■ Given exercise ■
Below are entries to be transcribed exactly; exclude the pictures from the copy.

■ Stored rows ■

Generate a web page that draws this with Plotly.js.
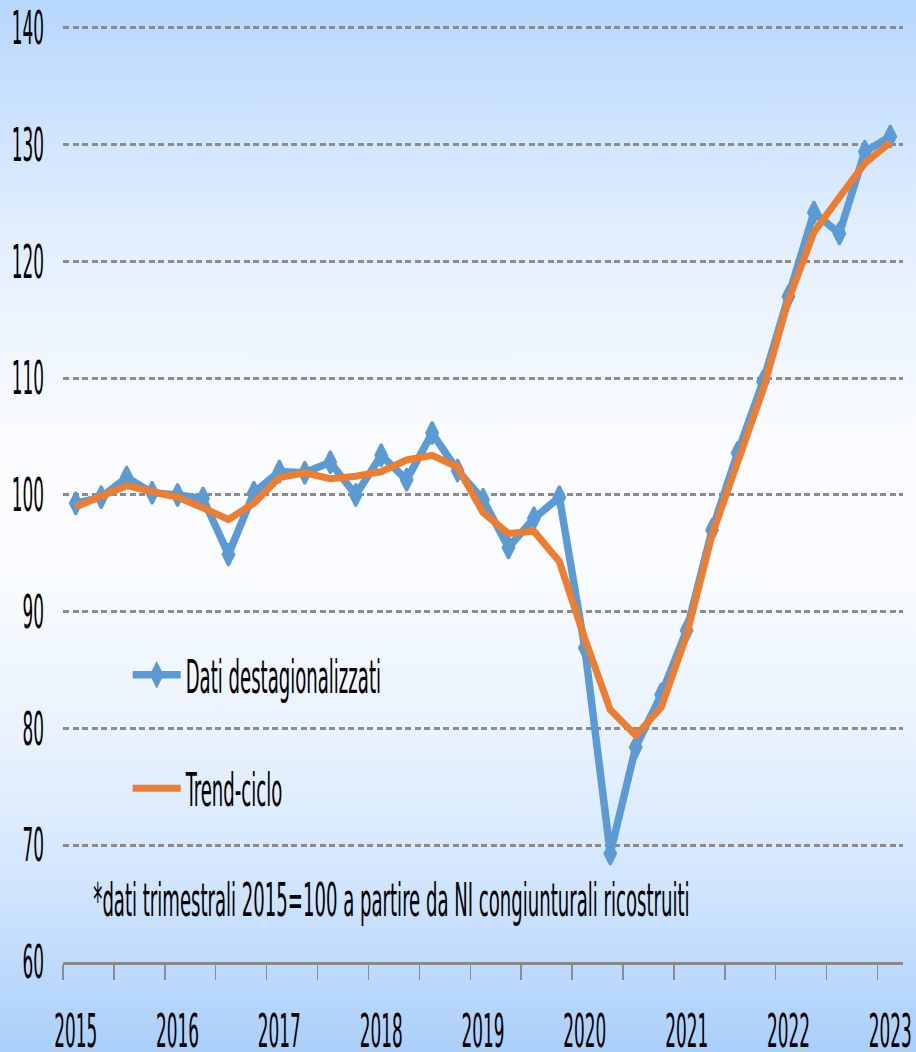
<!DOCTYPE html>
<html>
<head>
<meta charset="utf-8">
<script src="https://cdn.plot.ly/plotly-3.0.1.min.js"></script>
<style>
html, body { margin: 0; padding: 0; overflow: hidden; }
body {
  width: 916px; height: 1052px;
  background: linear-gradient(to bottom, #b7d7fd 0%, #e2eefe 22%, #fafcff 42%, #fafcff 54%, #e6f1fe 72%, #cfe4fd 85%, #aacffa 100%);
}
#chart { width: 916px; height: 1052px; }
</style>
</head>
<body>
<div id="chart"></div>
<script>
// Quarterly index, 2015=100 (2015Q1 .. 2023Q1)
const quarters = [
  "2015T1","2015T2","2015T3","2015T4",
  "2016T1","2016T2","2016T3","2016T4",
  "2017T1","2017T2","2017T3","2017T4",
  "2018T1","2018T2","2018T3","2018T4",
  "2019T1","2019T2","2019T3","2019T4",
  "2020T1","2020T2","2020T3","2020T4",
  "2021T1","2021T2","2021T3","2021T4",
  "2022T1","2022T2","2022T3","2022T4",
  "2023T1"
];
const datiDestagionalizzati = [
  99.3, 99.8, 101.5, 100.2,
  100.0, 99.7, 94.9, 100.2,
  102.0, 101.9, 102.8, 100.0,
  103.4, 101.3, 105.3, 102.1,
  99.6, 95.5, 98.0, 99.8,
  86.9, 69.3, 78.4, 82.9,
  88.4, 97.0, 103.6, 109.7,
  117.0, 124.2, 122.4, 129.4,
  130.7
];
const trendCiclo = [
  99.0, 99.9, 100.8, 100.3,
  99.8, 98.9, 97.9, 99.3,
  101.5, 101.9, 101.4, 101.6,
  102.0, 103.0, 103.4, 102.4,
  98.5, 96.7, 96.9, 94.3,
  87.7, 81.6, 79.4, 81.8,
  88.0, 96.6, 103.0, 109.0,
  116.7, 122.5, 125.5, 128.4,
  130.2
];
const yearLabels = ["2015","2016","2017","2018","2019","2020","2021","2022","2023"];
const yTicks = [60, 70, 80, 90, 100, 110, 120, 130, 140];
const seriesNames = ["Dati destagionalizzati", "Trend-ciclo"];
const noteText = "*dati trimestrali 2015=100 a partire da NI congiunturali ricostruiti";

const xIdx = quarters.map((q, i) => i);
const yearTickVals = yearLabels.map(y => quarters.indexOf(y + "T1"));

const FONT = "'Liberation Sans Narrow', 'DejaVu Sans Condensed', 'Liberation Sans', Arial, sans-serif";

const traces = [
  {
    x: xIdx, y: datiDestagionalizzati, name: seriesNames[0],
    type: "scatter", mode: "lines+markers",
    line: { color: "#5b9bd5", width: 7.5 },
    marker: { symbol: "diamond-tall", size: 16, color: "#5b9bd5", line: { color: "#5b9bd5", width: 2.5 } },
    legend: "legend"
  },
  {
    x: xIdx, y: trendCiclo, name: seriesNames[1],
    type: "scatter", mode: "lines",
    line: { color: "#ed7d31", width: 7 },
    legend: "legend2"
  }
];

const layout = {
  width: 916, height: 1052,
  margin: { l: 63, r: 13, t: 24, b: 90 },
  paper_bgcolor: "rgba(0,0,0,0)",
  plot_bgcolor: "rgba(0,0,0,0)",
  font: { family: FONT, size: 46, color: "#000" },
  xaxis: {
    range: [-0.5, quarters.length - 0.5],
    tickmode: "array", tickvals: yearTickVals, ticktext: yearLabels,
    tickangle: 0, ticklabeloverflow: "allow",
    ticks: "", showgrid: false, zeroline: false,
    showline: true, linecolor: "#898989", linewidth: 3,
    ticklabelstandoff: 27,
    tickfont: { family: FONT, size: 46, color: "#000" },
    minor: { ticks: "outside", tickmode: "linear", tick0: -0.5, dtick: 2, ticklen: 15, tickwidth: 1.5, tickcolor: "#8c8c8c", showgrid: false }
  },
  yaxis: {
    range: [60, 140.34], tickmode: "array", tickvals: yTicks,
    ticks: "", showline: false, zeroline: false,
    showgrid: true, gridcolor: "#8c8c8c", gridwidth: 3, griddash: "6px,3.5px",
    ticklabelstandoff: 18, ticklabeloverflow: "allow",
    tickfont: { family: FONT, size: 46, color: "#000" }
  },
  legend: {
    x: 0.077, y: 0.306, xanchor: "left", yanchor: "middle",
    bgcolor: "rgba(0,0,0,0)", font: { family: FONT, size: 46, color: "#000" },
    itemwidth: 48
  },
  legend2: {
    x: 0.077, y: 0.185, xanchor: "left", yanchor: "middle",
    bgcolor: "rgba(0,0,0,0)", font: { family: FONT, size: 46, color: "#000" },
    itemwidth: 48
  },
  showlegend: true,
  annotations: [{
    text: noteText, xref: "paper", yref: "paper",
    x: 0.391, y: 0.066, xanchor: "center", yanchor: "middle",
    showarrow: false, font: { family: FONT, size: 46, color: "#000" }
  }]
};

const gd = document.getElementById("chart");
Plotly.newPlot(gd, traces, layout, { displayModeBar: false, staticPlot: true }).then(function () {
  // Condense all text horizontally to mimic the narrow original typeface
  const ref = gd.querySelector(".xtick text");
  const w = ref ? ref.getBBox().width : 0;
  const s = w > 0 ? 43 / w : 0.5;
  gd.querySelectorAll("svg text").forEach(function (t) {
    const isTick = !!t.closest(".xtick, .ytick");
    const k = isTick ? s : s * 1.07;
    const x = parseFloat(t.getAttribute("x")) || 0;
    const tr = t.getAttribute("transform") || "";
    t.setAttribute("transform", tr + " translate(" + x + ",0) scale(" + k + ",1) translate(" + (-x) + ",0)");
  });
});
</script>
</body>
</html>
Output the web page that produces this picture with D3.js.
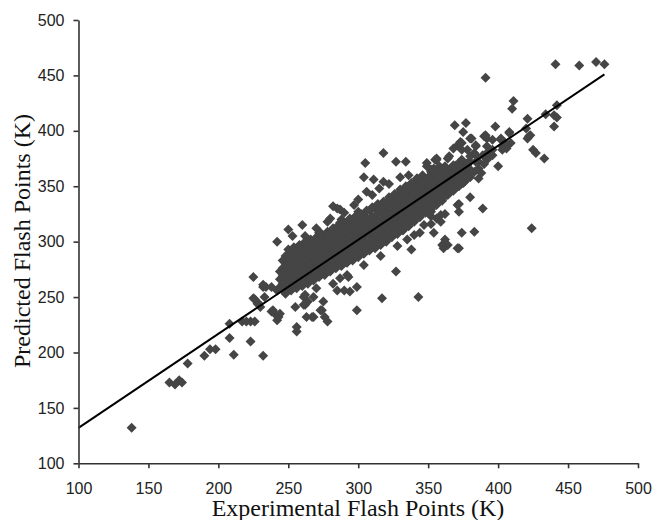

■ Result of this exercise ■
Generate a web page that draws this with Plotly.js.
<!DOCTYPE html>
<html>
<head>
<meta charset="utf-8">
<script src="https://cdn.plot.ly/plotly-3.0.1.min.js"></script>
<style>
html, body { margin: 0; padding: 0; overflow: hidden; }
body {
  width: 916px; height: 1052px;
  background: linear-gradient(to bottom, #b7d7fd 0%, #e2eefe 22%, #fafcff 42%, #fafcff 54%, #e6f1fe 72%, #cfe4fd 85%, #aacffa 100%);
}
#chart { width: 916px; height: 1052px; }
</style>
</head>
<body>
<div id="chart"></div>
<script>
// Quarterly index, 2015=100 (2015Q1 .. 2023Q1)
const quarters = [
  "2015T1","2015T2","2015T3","2015T4",
  "2016T1","2016T2","2016T3","2016T4",
  "2017T1","2017T2","2017T3","2017T4",
  "2018T1","2018T2","2018T3","2018T4",
  "2019T1","2019T2","2019T3","2019T4",
  "2020T1","2020T2","2020T3","2020T4",
  "2021T1","2021T2","2021T3","2021T4",
  "2022T1","2022T2","2022T3","2022T4",
  "2023T1"
];
const datiDestagionalizzati = [
  99.3, 99.8, 101.5, 100.2,
  100.0, 99.7, 94.9, 100.2,
  102.0, 101.9, 102.8, 100.0,
  103.4, 101.3, 105.3, 102.1,
  99.6, 95.5, 98.0, 99.8,
  86.9, 69.3, 78.4, 82.9,
  88.4, 97.0, 103.6, 109.7,
  117.0, 124.2, 122.4, 129.4,
  130.7
];
const trendCiclo = [
  99.0, 99.9, 100.8, 100.3,
  99.8, 98.9, 97.9, 99.3,
  101.5, 101.9, 101.4, 101.6,
  102.0, 103.0, 103.4, 102.4,
  98.5, 96.7, 96.9, 94.3,
  87.7, 81.6, 79.4, 81.8,
  88.0, 96.6, 103.0, 109.0,
  116.7, 122.5, 125.5, 128.4,
  130.2
];
const yearLabels = ["2015","2016","2017","2018","2019","2020","2021","2022","2023"];
const yTicks = [60, 70, 80, 90, 100, 110, 120, 130, 140];
const seriesNames = ["Dati destagionalizzati", "Trend-ciclo"];
const noteText = "*dati trimestrali 2015=100 a partire da NI congiunturali ricostruiti";

const xIdx = quarters.map((q, i) => i);
const yearTickVals = yearLabels.map(y => quarters.indexOf(y + "T1"));

const FONT = "'Liberation Sans Narrow', 'DejaVu Sans Condensed', 'Liberation Sans', Arial, sans-serif";

const traces = [
  {
    x: xIdx, y: datiDestagionalizzati, name: seriesNames[0],
    type: "scatter", mode: "lines+markers",
    line: { color: "#5b9bd5", width: 7.5 },
    marker: { symbol: "diamond-tall", size: 16, color: "#5b9bd5", line: { color: "#5b9bd5", width: 2.5 } },
    legend: "legend"
  },
  {
    x: xIdx, y: trendCiclo, name: seriesNames[1],
    type: "scatter", mode: "lines",
    line: { color: "#ed7d31", width: 7 },
    legend: "legend2"
  }
];

const layout = {
  width: 916, height: 1052,
  margin: { l: 63, r: 13, t: 24, b: 90 },
  paper_bgcolor: "rgba(0,0,0,0)",
  plot_bgcolor: "rgba(0,0,0,0)",
  font: { family: FONT, size: 46, color: "#000" },
  xaxis: {
    range: [-0.5, quarters.length - 0.5],
    tickmode: "array", tickvals: yearTickVals, ticktext: yearLabels,
    tickangle: 0, ticklabeloverflow: "allow",
    ticks: "", showgrid: false, zeroline: false,
    showline: true, linecolor: "#898989", linewidth: 3,
    ticklabelstandoff: 27,
    tickfont: { family: FONT, size: 46, color: "#000" },
    minor: { ticks: "outside", tickmode: "linear", tick0: -0.5, dtick: 2, ticklen: 15, tickwidth: 1.5, tickcolor: "#8c8c8c", showgrid: false }
  },
  yaxis: {
    range: [60, 140.34], tickmode: "array", tickvals: yTicks,
    ticks: "", showline: false, zeroline: false,
    showgrid: true, gridcolor: "#8c8c8c", gridwidth: 3, griddash: "6px,3.5px",
    ticklabelstandoff: 18, ticklabeloverflow: "allow",
    tickfont: { family: FONT, size: 46, color: "#000" }
  },
  legend: {
    x: 0.077, y: 0.306, xanchor: "left", yanchor: "middle",
    bgcolor: "rgba(0,0,0,0)", font: { family: FONT, size: 46, color: "#000" },
    itemwidth: 48
  },
  legend2: {
    x: 0.077, y: 0.185, xanchor: "left", yanchor: "middle",
    bgcolor: "rgba(0,0,0,0)", font: { family: FONT, size: 46, color: "#000" },
    itemwidth: 48
  },
  showlegend: true,
  annotations: [{
    text: noteText, xref: "paper", yref: "paper",
    x: 0.391, y: 0.066, xanchor: "center", yanchor: "middle",
    showarrow: false, font: { family: FONT, size: 46, color: "#000" }
  }]
};

const gd = document.getElementById("chart");
Plotly.newPlot(gd, traces, layout, { displayModeBar: false, staticPlot: true }).then(function () {
  // Condense all text horizontally to mimic the narrow original typeface
  const ref = gd.querySelector(".xtick text");
  const w = ref ? ref.getBBox().width : 0;
  const s = w > 0 ? 43 / w : 0.5;
  gd.querySelectorAll("svg text").forEach(function (t) {
    const isTick = !!t.closest(".xtick, .ytick");
    const k = isTick ? s : s * 1.07;
    const x = parseFloat(t.getAttribute("x")) || 0;
    const tr = t.getAttribute("transform") || "";
    t.setAttribute("transform", tr + " translate(" + x + ",0) scale(" + k + ",1) translate(" + (-x) + ",0)");
  });
});
</script>
</body>
</html>
Output the web page that produces this picture with D3.js.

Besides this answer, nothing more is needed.